Flowers Foods CEO Allen Shiver thought the company posted outstanding results. "In our core markets," Shiver said, "new products combined with our enhanced brand strategy brought consumers to our brands." Meanwhile, Flowers continued to gain traction in both the cake and bread markets, and Shiver noted that "we realized improved manufacturing efficiencies which, when combined with reduced input prices, drove margin expansion."

Can Flowers Foods keep the good times coming?
Some of those efficiencies have come from smart strategic decisions. For instance, Flowers decided to stop making non-retail tortillas late last year, and that has helped boost margins despite hitting warehouse revenues. Similarly, new products in the Tastykake and Mrs. Freshley's cake lines helped drive interest and lead to expanded distribution.

Even with slightly better results than expected, Flowers didn't feel the need to make changes to its guidance for the full fiscal year. The baker still thinks that revenue will come in between $3.786 billion and $3.861 billion, and adjusted earnings will be in a range of $0.96 to $1.01 per share. Those projections are favorable compared to the current consensus forecasts, and they reflect the relatively strong environment in the bakery industry right now.

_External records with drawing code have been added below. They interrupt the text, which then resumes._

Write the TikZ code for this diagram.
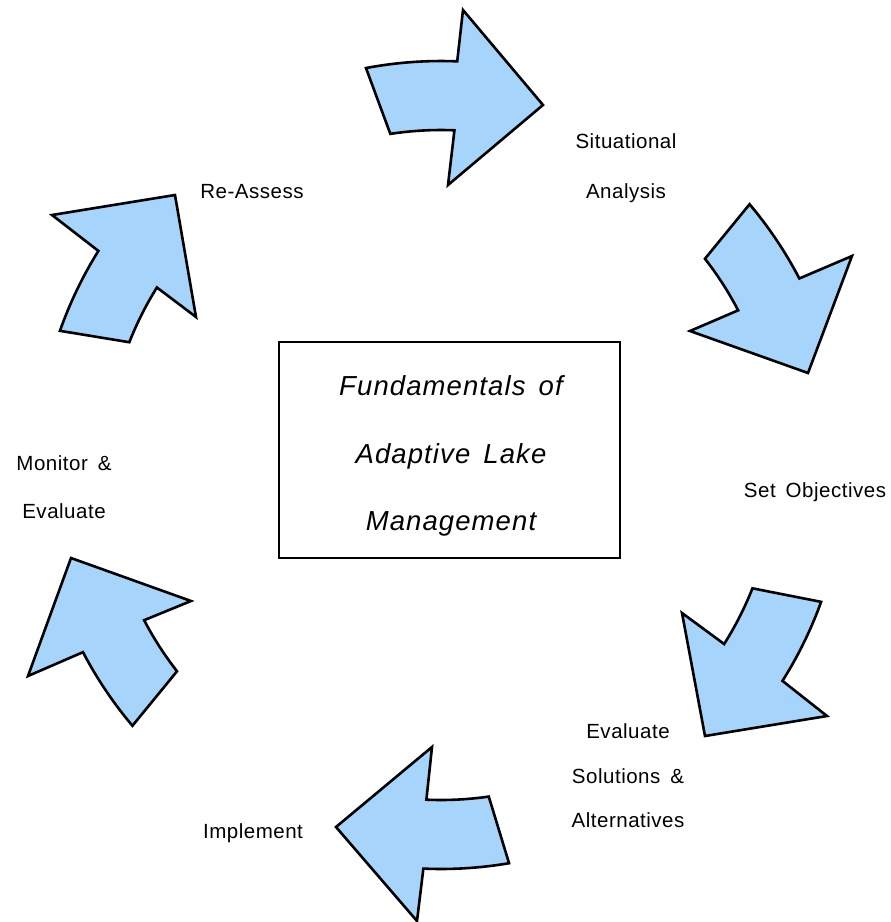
\documentclass[tikz,border=0pt]{standalone}
\usepackage{fontspec}
\setmainfont{Liberation Sans}
\newfontfamily\lblfont[LetterSpace=2.5,WordSpace=1.6]{Liberation Sans}
\newfontfamily\ttlfont[LetterSpace=4,WordSpace=1.5]{Liberation Sans}
\usetikzlibrary{calc}
\definecolor{arrowblue}{RGB}{166,212,250}
\tikzset{
  bluearrow/.style={draw=black, fill=arrowblue, line width=2.6pt, line join=miter},
  lbl/.style={anchor=base, inner sep=0pt, font=\lblfont\fontsize{20.5}{23}\selectfont},
  ttl/.style={anchor=base, inner sep=0pt, font=\ttlfont\itshape\fontsize{27.5}{31}\selectfont},
  titlebox/.style={draw=black, line width=1.4pt, fill=none}
}
\begin{document}
\begin{tikzpicture}[x=1pt,y=-1pt]
\useasboundingbox (0,0) rectangle (891,922);
\coordinate (C) at (441,465);
% centre box
\draw[titlebox] (279,342) rectangle (620,558);
\node[ttl] (t1) at (451,395) {Fundamentals of};
\node[ttl] (t2) at (451,463) {Adaptive Lake};
\node[ttl] (t3) at (451,530) {Management};
% arrow 1 (top)
\draw[bluearrow] ($(C)+(-100.7:404)$) arc[start angle=-100.7,end angle=-87.7,radius=404]
  -- (463,10) -- (543,105) -- (448,185)
  -- ($(C)+(-87.7:335)$) arc[start angle=-87.7,end angle=-98.7,radius=335] -- cycle;
% arrow 2 (upper right)
\draw[bluearrow] ($(C)+(-40.2:404)$) arc[start angle=-40.2,end angle=-27.5,radius=404]
  -- (852,256) -- (808,373) -- (690,331)
  -- ($(C)+(-27.5:335)$) arc[start angle=-27.5,end angle=-38,radius=335] -- cycle;
% arrow 3 (lower right)
\draw[bluearrow] ($(C)+(19.8:404)$) arc[start angle=19.8,end angle=32.3,radius=404]
  -- (827,716) -- (705,736) -- (682,613)
  -- ($(C)+(32.3:335)$) arc[start angle=32.3,end angle=21.6,radius=335] -- cycle;
% arrow 4 (bottom)
\draw[bluearrow] ($(C)+(92.5:335)$) arc[start angle=92.5,end angle=81.8,radius=335]
  -- ($(C)+(80.3:404)$) arc[start angle=80.3,end angle=92.5,radius=404]
  -- (417,921) -- (336,827) -- (432,747) -- cycle;
% arrow 5 (lower left)
\draw[bluearrow] (191,601) -- ($(C)+(152.4:335)$) arc[start angle=152.4,end angle=142,radius=335]
  -- ($(C)+(139.8:404)$) arc[start angle=139.8,end angle=152.4,radius=404]
  -- (28,676) -- (71,558) -- cycle;
% arrow 6 (upper left)
\draw[bluearrow] (196,317) -- ($(C)+(-148:335)$) arc[start angle=-148,end angle=-158.5,radius=335]
  -- ($(C)+(-160.6:404)$) arc[start angle=-160.6,end angle=-148,radius=404]
  -- (52,215) -- (175,195) -- cycle;
% labels
\node[lbl] (sa1) at (626,148) {Situational};
\node[lbl] (sa2) at (626,198) {Analysis};
\node[lbl] (so) at (815,497) {Set Objectives};
\node[lbl] (es1) at (628,738) {Evaluate};
\node[lbl] (es2) at (628,783) {Solutions \&};
\node[lbl] (es3) at (628,827) {Alternatives};
\node[lbl] (im) at (253,838) {Implement};
\node[lbl] (me1) at (64,470) {Monitor \&};
\node[lbl] (me2) at (64,518) {Evaluate};
\node[lbl] (ra) at (252,198) {Re-Assess};
\end{tikzpicture}
\end{document}
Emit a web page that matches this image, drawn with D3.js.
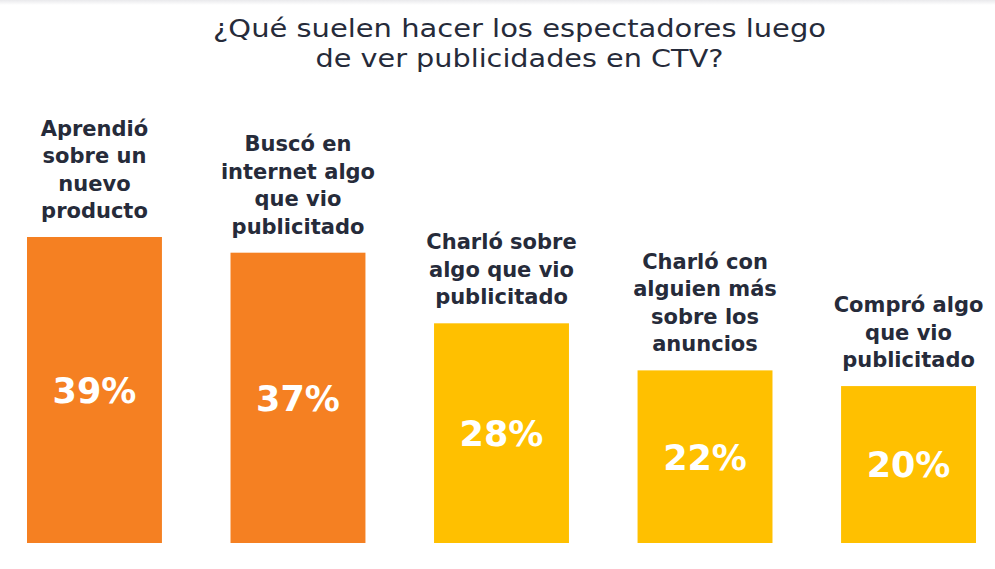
<!DOCTYPE html>
<html>
<head>
<meta charset="utf-8">
<script src="https://cdn.jsdelivr.net/npm/d3@7"></script>
<style>
  html, body { margin: 0; padding: 0; background: #ffffff; }
  svg { display: block; }
</style>
</head>
<body>
<svg id="chart" width="995" height="569"></svg>
<script>
const titleLines = ["¿Qué suelen hacer los espectadores luego", "de ver publicidades en CTV?"];
const categories = [
  ["Aprendió", "sobre un", "nuevo", "producto"],
  ["Buscó en", "internet algo", "que vio", "publicitado"],
  ["Charló sobre", "algo que vio", "publicitado"],
  ["Charló con", "alguien más", "sobre los", "anuncios"],
  ["Compró algo", "que vio", "publicitado"]
];
const values = [39, 37, 28, 22, 20];
const groups = ["top", "top", "other", "other", "other"];
const valueLabels = ["39%", "37%", "28%", "22%", "20%"];

const svg = d3.select("#chart");
const W = 995, H = 569;

// subtle top strip
const grad = svg.append("defs").append("linearGradient")
  .attr("id", "topfade").attr("x1", 0).attr("y1", 0).attr("x2", 0).attr("y2", 1);
grad.append("stop").attr("offset", "0%").attr("stop-color", "#e9e9ec");
grad.append("stop").attr("offset", "100%").attr("stop-color", "#ffffff");
svg.append("rect").attr("x", 0).attr("y", 0).attr("width", W).attr("height", 5).attr("fill", "url(#topfade)");

const x = d3.scaleBand()
  .domain(d3.range(values.length))
  .range([27, 976])
  .paddingInner(0.337)
  .paddingOuter(0);

const y = d3.scaleLinear().domain([0, 39]).range([543, 237]);

const color = d3.scaleOrdinal().domain(["top", "other"]).range(["#F58022", "#FFC000"]);

const textColor = "#262b3a";

// title
const titleWidths = [613, 408];
svg.selectAll("text.title")
  .data(titleLines)
  .join("text")
  .attr("class", "title")
  .attr("x", 519.5)
  .attr("y", (d, i) => 37 + i * 30)
  .attr("text-anchor", "middle")
  .attr("font-family", "'DejaVu Sans', sans-serif")
  .attr("font-size", 24)
  .attr("fill", textColor)
  .attr("textLength", (d, i) => titleWidths[i])
  .attr("lengthAdjust", "spacingAndGlyphs")
  .text(d => d);

const g = svg.append("g");

g.selectAll("rect.bar")
  .data(values)
  .join("rect")
  .attr("class", "bar")
  .attr("x", (d, i) => x(i))
  .attr("y", d => y(d))
  .attr("width", x.bandwidth())
  .attr("height", d => y(0) - y(d))
  .attr("fill", (d, i) => color(groups[i]));

// value labels
g.selectAll("text.val")
  .data(values)
  .join("text")
  .attr("class", "val")
  .attr("x", (d, i) => x(i) + x.bandwidth() / 2)
  .attr("y", d => (y(d) + y(0)) / 2)
  .attr("dy", "0.37em")
  .attr("text-anchor", "middle")
  .attr("font-family", "'DejaVu Sans', sans-serif")
  .attr("font-weight", 700)
  .attr("font-size", 35)
  .attr("fill", "#ffffff")
  .text((d, i) => valueLabels[i]);

// category labels
const lineH = 27.5;
g.selectAll("g.cat")
  .data(values)
  .join("g")
  .attr("class", "cat")
  .each(function(d, i) {
    const lines = categories[i];
    const base = y(d) - 19 - (lines.length - 1) * lineH;
    d3.select(this).selectAll("text")
      .data(lines)
      .join("text")
      .attr("x", x(i) + x.bandwidth() / 2)
      .attr("y", (l, j) => base + j * lineH)
      .attr("text-anchor", "middle")
      .attr("font-family", "'DejaVu Sans', sans-serif")
      .attr("font-weight", 700)
      .attr("font-size", 21)
      .attr("fill", textColor)
      .text(l => l);
  });
</script>
</body>
</html>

One question Flowers Foods investors should keep in mind this time next quarter is how the company's promotional efforts work out. A partnership involving the latest Fantastic Four movie started back in July, with limited edition cake packages tied to the characters and plot of the film. Yet with Fantastic Four having opened to less-than-stellar box-office performance, it'll be interesting to see if Flowers' sales reflect any kind of movement from the promotion.

In the long run, though, Flowers Foods appears to be on track in its overall strategy of making smart acquisitions and finding ways to boost efficiency and market share. As long as the baker can produce solid results quarter after quarter, long-term shareholders should find themselves satisfied with their investment in time.